Two years ago, Carol quit Loose Women to prepare for flying solo around the world.

She’ll cover 29,000 miles in three months, though her departure had to be postponed for a year to allow her plane — named for pioneering 1930s aviator Mildred Bruce — to be modified.

“I start in April, and it will take three months,” says the maths mastermind, who owes her surname to the Dutch father who left home when she was just three weeks old.

“Hopefully, if I’m safe and well, I’ll be the ninth woman to ever fly solo around the world.

“The flight was delayed because it took months to get modifications approved on Mildred.

“I was heartbroken, but I needed new fuel tanks to increase the distance she can travel in one hop.

“It’s in case I have to divert to alternate airfields in remote areas should the weather be so bad that I can’t land at the intended destination.”

Carol’s quest will be shown on Five and she says: “I’m looking forward to spending three months virtually on my own because I’ve always had a busy home life and I never had time to myself.

“It will be like having a holiday, but there will be a film crew on the ground and I’ll be talking to air traffic control and other pilots.

“It’s not like I’m trekking through the wilderness by myself for three months.”

Carol’s fascination with flying began at an early age when, aged nine, she watched Concorde’s maiden flight and decided to become a pilot.

“I wanted to be an RAF pilot when I was younger,” she explains.

“I lived in a small town in Wales and was a ‘free school meals’ kid at a comprehensive, and I got to Cambridge University to study engineering a year early.

“There was a University Air Squadron that students could join if they wanted to become pilots, so off I went to sign up.

“I desperately wanted to join the RAF as a pilot, but they said I couldn’t join because sadly, back then, they wouldn’t accept women in that position.

“Things are very different now and I know a number of incredible female RAF pilots, but that was the end of that for me for 30 or so years.

“We were a poor family, so flying lessons were out of the question and after I graduated I went off into another life.

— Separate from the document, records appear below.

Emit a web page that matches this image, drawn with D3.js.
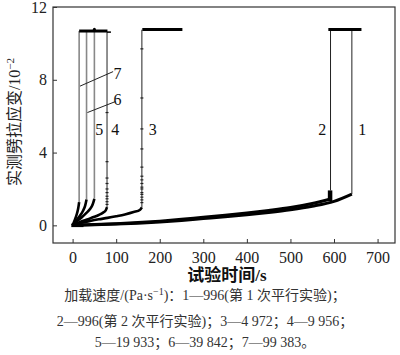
<!DOCTYPE html>
<html>
<head>
<meta charset="utf-8">
<script src="https://cdn.jsdelivr.net/npm/d3@7"></script>
<style>
  body { margin: 0; background: #fff; }
  svg { display: block; }
</style>
</head>
<body>
<div id="chart"></div>
<script>
'use strict';

// loading-rate curves: [time s, strain 10^-2]
var curve1 = [[0,0],[50,0.03],[100,0.07],[150,0.12],[200,0.19],[250,0.27],[300,0.37],[350,0.47],[400,0.58],[450,0.71],[500,0.86],[550,1.05],[600,1.32],[641,1.72]];
var curve2 = [[0,0],[50,0.04],[100,0.09],[150,0.15],[200,0.23],[250,0.33],[300,0.45],[350,0.56],[400,0.68],[450,0.82],[500,0.98],[550,1.2],[592,1.45]];
var curve3 = [[0,0],[20,0.14],[40,0.24],[60,0.33],[80,0.41],[100,0.5],[120,0.6],[140,0.73],[155,0.86],[159,0.99]];
var curve4 = [[0,0],[10,0.12],[20,0.22],[30,0.3],[40,0.38],[50,0.47],[60,0.57],[70,0.7],[76,0.82],[79,1.0]];
var curve5 = [[0,0],[10,0.22],[20,0.42],[30,0.64],[40,0.9],[46,1.15],[50,1.46]];
var curve6 = [[0,0],[8,0.25],[16,0.5],[24,0.8],[29,1.1],[32,1.42]];
var curve7 = [[0,0],[5,0.3],[10,0.65],[13,0.95],[15,1.28]];

// vertical jumps after failure: time, strain from, strain to
var jumpTimes = [641, 592, 159, 79, 50, 32, 15];
var jumpFrom  = [1.72, 1.92, 0.99, 1.0, 1.46, 1.42, 1.28];
var jumpTo    = [10.75, 10.75, 10.75, 10.62, 10.68, 10.68, 10.68];

// flat plateaus at the top: [t0, t1, strain]
var plateaus = [[587, 663, 10.77], [160, 252, 10.77], [15, 80, 10.68]];

// sparse markers on jump lines 3 and 4
var marks3 = [9.7, 7.0, 5.3, 4.2, 3.2, 2.7, 2.5, 2.3, 2.1, 2.0, 1.8, 1.7, 1.55, 1.4, 1.25];
var marks4 = [6.2, 3.5, 2.6, 2.3, 2.0, 1.8, 1.6, 1.46, 1.3, 1.15];

var xTicks = [0, 100, 200, 300, 400, 500, 600, 700];
var yTicks = [0, 4, 8, 12];

var curveLabels = [
    {text: "1", t: 665, v: 5.3},
    {text: "2", t: 573, v: 5.3},
    {text: "3", t: 184, v: 5.3},
    {text: "4", t: 98, v: 5.3},
    {text: "5", t: 61, v: 5.3},
    {text: "6", t: 103, v: 6.9},
    {text: "7", t: 103, v: 8.35}
];
var leaders = [
    [[17, 7.65], [93, 8.45]],
    [[34, 6.2], [98, 6.8]]
];

var captionLines = [
    ["加载速度/(Pa·s", "−1", ")：1—996(第 1 次平行实验)；"],
    ["2—996(第 2 次平行实验)；3—4 972；4—9 956；"],
    ["5—19 933；6—39 842；7—99 383。"]
];

var W = 400, H = 355;
var margin = {left: 53, top: 7, right: 5, bottom: 112};
var width = W - margin.left - margin.right,
    height = H - margin.top - margin.bottom;

var svg = d3.select("#chart").append("svg")
    .attr("width", W).attr("height", H);

var g = svg.append("g")
    .attr("transform", "translate(" + margin.left + "," + margin.top + ")");

var x = d3.scaleLinear().domain([-45, 740]).range([0, width]);
var y = d3.scaleLinear().domain([-0.97, 12]).range([height, 0]);

var serif = "'Liberation Serif', 'Times New Roman', 'Noto Sans CJK SC', serif";

// frame
g.append("rect")
    .attr("width", width).attr("height", height)
    .attr("fill", "none").attr("stroke", "#333").attr("stroke-width", 1.2);

// axes with inner ticks
var xAxis = d3.axisBottom(x).tickValues(xTicks).tickSize(-4).tickPadding(9);
var yAxis = d3.axisLeft(y).tickValues(yTicks).tickSize(-4).tickPadding(6);

var gx = g.append("g").attr("transform", "translate(0," + height + ")").call(xAxis);
var gy = g.append("g").call(yAxis);
[gx, gy].forEach(function(a) {
    a.select(".domain").remove();
    a.selectAll("line").attr("stroke", "#333");
    a.selectAll("text")
        .attr("font-family", serif)
        .attr("font-size", 16)
        .attr("fill", "#222");
});
gy.selectAll("text").attr("x", -6);

var line = d3.line()
    .x(function(d) { return x(d[0]); })
    .y(function(d) { return y(d[1]); })
    .curve(d3.curveMonotoneX);

// vertical jumps
jumpTimes.forEach(function(t, i) {
    g.append("line")
        .attr("x1", x(t)).attr("x2", x(t))
        .attr("y1", y(jumpFrom[i])).attr("y2", y(jumpTo[i]))
        .attr("stroke", i >= 4 ? "#888" : "#222")
        .attr("stroke-width", i >= 4 ? 1.6 : 1);
});

// markers on jumps 3 and 4
function drawMarks(vals, t) {
    g.selectAll(null).data(vals).enter().append("line")
        .attr("x1", x(t) - 1.5).attr("x2", x(t) + 1.5)
        .attr("y1", function(d) { return y(d); })
        .attr("y2", function(d) { return y(d); })
        .attr("stroke", "#222").attr("stroke-width", 1.2);
}
drawMarks(marks3, jumpTimes[2]);
drawMarks(marks4, jumpTimes[3]);

// plateaus
plateaus.forEach(function(p) {
    g.append("line")
        .attr("x1", x(p[0])).attr("x2", x(p[1]))
        .attr("y1", y(p[2])).attr("y2", y(p[2]))
        .attr("stroke", "#000").attr("stroke-width", 3);
});
g.append("circle").attr("cx", x(50)).attr("cy", y(10.78)).attr("r", 1.5).attr("fill", "#000");
g.append("line")
    .attr("x1", x(79)).attr("x2", x(88))
    .attr("y1", y(10.62)).attr("y2", y(10.62))
    .attr("stroke", "#000").attr("stroke-width", 1.5);

// strain curves
[curve1, curve2, curve3, curve4, curve5, curve6, curve7].forEach(function(c, i) {
    g.append("path")
        .attr("d", line(c))
        .attr("fill", "none")
        .attr("stroke", "#000")
        .attr("stroke-width", i < 2 ? 3 : 2.6);
});

// blob at the end of curve 2
g.append("line")
    .attr("x1", x(591)).attr("x2", x(591))
    .attr("y1", y(1.33)).attr("y2", y(1.92))
    .attr("stroke", "#000").attr("stroke-width", 4.5);

// start cluster
g.append("line")
    .attr("x1", x(-3)).attr("x2", x(25))
    .attr("y1", y(0)).attr("y2", y(0))
    .attr("stroke", "#000").attr("stroke-width", 3.5);

// leader lines and labels
leaders.forEach(function(l) {
    g.append("line")
        .attr("x1", x(l[0][0])).attr("y1", y(l[0][1]))
        .attr("x2", x(l[1][0])).attr("y2", y(l[1][1]))
        .attr("stroke", "#222").attr("stroke-width", 1);
});
g.selectAll(null).data(curveLabels).enter().append("text")
    .attr("x", function(d) { return x(d.t); })
    .attr("y", function(d) { return y(d.v); })
    .attr("text-anchor", "middle")
    .attr("dy", "0.35em")
    .attr("font-family", serif)
    .attr("font-size", 16)
    .attr("fill", "#111")
    .text(function(d) { return d.text; });

// axis titles
var yl = svg.append("text")
    .attr("transform", "translate(20," + 122 + ") rotate(-90)")
    .attr("text-anchor", "middle")
    .attr("font-family", serif)
    .attr("font-size", 16)
    .attr("fill", "#222");
yl.append("tspan").text("实测劈拉应变/10");
yl.append("tspan").attr("dy", -6).attr("font-size", 11).text("−2");

svg.append("text")
    .attr("x", 227).attr("y", 281)
    .attr("text-anchor", "middle")
    .attr("font-family", serif)
    .attr("font-size", 17)
    .attr("font-weight", "bold")
    .attr("fill", "#111")
    .text("试验时间/s");

// caption
var capY = [300, 326, 347];
captionLines.forEach(function(parts, i) {
    var t = svg.append("text")
        .attr("x", 205).attr("y", capY[i])
        .attr("text-anchor", "middle")
        .attr("font-family", serif)
        .attr("font-size", 14)
        .attr("fill", "#333");
    t.append("tspan").text(parts[0]);
    if (parts.length > 1) {
        t.append("tspan").attr("dy", -5).attr("font-size", 10).text(parts[1]);
        t.append("tspan").attr("dy", 5).text(parts[2]);
    }
});
</script>
</body>
</html>
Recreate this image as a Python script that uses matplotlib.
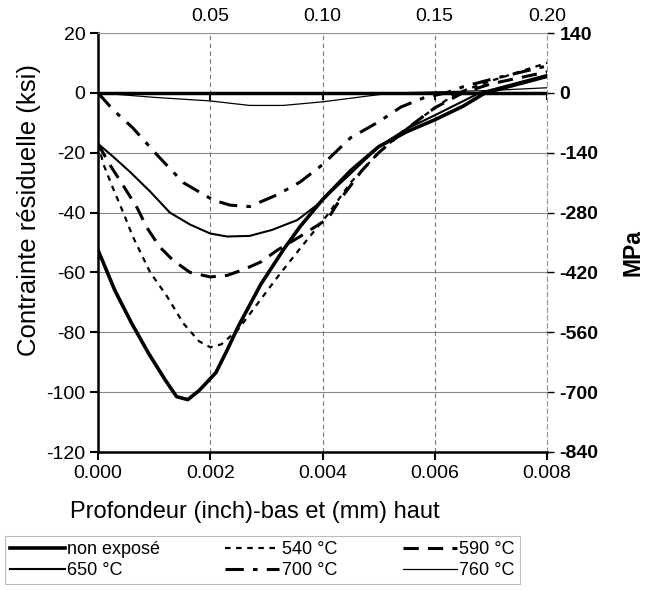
import numpy as np
import matplotlib
matplotlib.use("Agg")
import matplotlib.pyplot as plt
from matplotlib.lines import Line2D

plt.rcParams['font.family'] = ['Liberation Sans', 'DejaVu Sans']
plt.rcParams['axes.unicode_minus'] = False

# depth (inch) / residual stress (ksi)
x_non = [0, 0.0003, 0.0006, 0.0009, 0.0012, 0.0014, 0.0016, 0.0018, 0.0021, 0.0023,
         0.0025, 0.0029, 0.0033, 0.0036, 0.0040, 0.0045, 0.0050, 0.0055, 0.0060,
         0.0065, 0.0069, 0.0075, 0.0080]
y_non = [-52.5, -66, -77, -87, -96, -101.5, -102.5, -99.5, -93.5, -86,
         -78, -64, -52.5, -44.7, -35.7, -26, -18, -13, -9,
         -4.5, 0, 3, 5.5]

x_540 = [0, 0.0001, 0.00027, 0.00045, 0.00062, 0.00093, 0.00123, 0.00152, 0.0018,
         0.002, 0.0022, 0.0025, 0.0029, 0.0032, 0.0036, 0.0041, 0.0045, 0.005,
         0.0055, 0.006, 0.0064, 0.007, 0.008]
y_540 = [-17, -24, -32, -40, -48, -60, -68, -77, -83,
         -85, -84, -79, -69, -61.5, -52, -40.5, -30, -20,
         -12, -5, 0, 4, 10]

x_590 = [0, 0.00021, 0.00045, 0.0007, 0.00087, 0.0011, 0.00134, 0.00164, 0.002,
         0.0023, 0.0026, 0.0029, 0.0032, 0.0036, 0.0041, 0.0043, 0.0047, 0.005,
         0.0055, 0.006, 0.0065, 0.007, 0.008]
y_590 = [-17, -24, -31, -38.5, -45, -51.5, -56, -60, -61.5,
         -61, -59, -56.5, -52.5, -48, -42, -36, -26, -20,
         -12, -5, 0, 3, 7]

x_650 = [0, 0.00025, 0.00057, 0.00093, 0.00128, 0.00164, 0.002, 0.0023, 0.0027,
         0.0031, 0.00355, 0.0039, 0.0045, 0.005, 0.0055, 0.006, 0.0068, 0.008]
y_650 = [-17, -21, -26.4, -33, -40, -44, -47, -48, -47.8,
         -45.8, -42.5, -37.5, -27, -18, -12, -7.5, 0, 6]

x_700 = [0, 0.00027, 0.00062, 0.00105, 0.00152, 0.00205, 0.00235, 0.0027, 0.0032,
         0.0036, 0.004, 0.0045, 0.005, 0.0054, 0.0058, 0.0062, 0.0065, 0.007, 0.008]
y_700 = [0, -5.7, -11.7, -20.7, -30, -35.8, -37.5, -38, -34,
         -29.8, -24, -15, -9.7, -4.7, -1.7, 0, 2, 4.5, 9]

x_760 = [0, 0.001, 0.002, 0.0027, 0.0033, 0.004, 0.0045, 0.005, 0.0053, 0.006, 0.007, 0.008]
y_760 = [0, -1.5, -2.7, -4.2, -4.2, -3.0, -1.8, -0.6, 0, 0.3, 0.8, 1.7]

ksi_ticks = [20, 0, -20, -40, -60, -80, -100, -120]
mpa_ticks = [140, 0, -140, -280, -420, -560, -700, -840]
inch_ticks = [0.000, 0.002, 0.004, 0.006, 0.008]
mm_ticks = [0.05, 0.10, 0.15, 0.20]

fig = plt.figure(figsize=(6.56, 5.91), dpi=100)
ax = fig.add_axes([98/656, 1-452/591, (547-98)/656, (452-33)/591])

ax.set_xlim(0, 0.008)
ax.set_ylim(-120, 20)

# grid
for v in ksi_ticks:
    ax.axhline(v, color='#888888', lw=0.8, zorder=1)
for v in inch_ticks[1:]:
    ax.axvline(v, color='#777777', lw=0.8, ls=(0, (4, 3)), zorder=1)

# secondary x axis drawn at y = 0
ax.axhline(0, color='black', lw=2.5, zorder=3)
for v in inch_ticks[1:]:
    ax.plot([v, v], [0, -2], color='black', lw=1.5, zorder=3)

ax.plot(x_non, y_non, color='black', lw=2.6, zorder=4)
ax.plot(x_540, y_540, color='black', lw=1.6, ls=(0, (2.5, 2.5)), zorder=4)
ax.plot(x_590, y_590, color='black', lw=2.2, ls=(0, (5, 3)), zorder=4)
ax.plot(x_650, y_650, color='black', lw=1.5, zorder=4)
ax.plot(x_700, y_700, color='black', lw=2.2, ls=(0, (6, 3, 1.5, 3)), zorder=4)
ax.plot(x_760, y_760, color='black', lw=0.9, zorder=4)

ax.set_yticks(ksi_ticks)
ax.set_yticklabels([str(v) for v in ksi_ticks])
ax.set_xticks(inch_ticks)
ax.set_xticklabels(['%.3f' % v for v in inch_ticks])
ax.tick_params(labelsize=14, direction='out', length=6, width=1.5, pad=3)
for s in ['left', 'bottom']:
    ax.spines[s].set_linewidth(1.8)
for s in ['top', 'right']:
    ax.spines[s].set_color('#999999')
    ax.spines[s].set_linewidth(0.8)
    ax.spines[s].set_linestyle((0, (4, 3)))

top = ax.secondary_xaxis('top', functions=(lambda x: x * 25, lambda x: x / 25))
top.set_xticks(mm_ticks)
top.set_xticklabels(['%.2f' % v for v in mm_ticks])
top.tick_params(labelsize=14, length=0, pad=6)
top.spines['top'].set_visible(False)

right = ax.twinx()
right.set_ylim(-840, 140)
right.set_yticks(mpa_ticks)
right.set_yticklabels([str(v) for v in mpa_ticks], fontweight='bold')
right.tick_params(labelsize=14, direction='out', length=5, width=1, pad=4)
for s in right.spines.values():
    s.set_visible(False)

fig.text(29/656, 1-210/591, 'Contrainte résiduelle (ksi)', rotation=90,
         ha='center', va='center', fontsize=18.5)
fig.text(633/656, 1-253/591, 'MPa', rotation=90, ha='center', va='center',
         fontsize=16.5, fontweight='bold')
fig.text(255/656, 1-512/591, 'Profondeur (inch)-bas et (mm) haut',
         ha='center', va='center', fontsize=17)

handles = [
    Line2D([], [], color='black', lw=2.6),
    Line2D([], [], color='black', lw=1.5),
    Line2D([], [], color='black', lw=1.6, ls=(0, (2.5, 2.5))),
    Line2D([], [], color='black', lw=2.2, ls=(0, (6, 3, 1.5, 3))),
    Line2D([], [], color='black', lw=2.2, ls=(0, (5, 3))),
    Line2D([], [], color='black', lw=0.9),
]
labels = ['non exposé', '650 °C', '540 °C', '700 °C', '590 °C', '760 °C']
leg = fig.legend(handles, labels, ncol=3, loc='upper left',
                 bbox_to_anchor=(5/656, 1-536/591), fontsize=13,
                 frameon=True, fancybox=False, edgecolor='#aaaaaa',
                 handlelength=3.0, handletextpad=0.15, columnspacing=3.6,
                 labelspacing=0.2, borderpad=0.3, borderaxespad=0)
leg.get_frame().set_linewidth(0.8)

fig.savefig('out.png', dpi=100)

“It wasn’t until 2011 when I met a woman in her late 60s who told me she hadn’t learned to fly until she was 50 that my perspective shifted. I realised I had the time and the money.

“I booked a six-week course at a flight school in San Diego. Every time I landed, it was with a huge smile.

“When I returned home, I bought myself a little plane and continued lessons.

“I completed my first solo flight three years ago, live on ITV’s This Morning, and I finally got my Private Pilot’s Licence in December, 2013.

“I haven’t many regrets in my life,” adds Carol.

“I’m 55 now and there are some things I think: ‘God, I wish I hadn’t done that.’

“In terms of where I feel I missed out, it’s coming to this so late because of the joy I could have had from flying all those years ago.”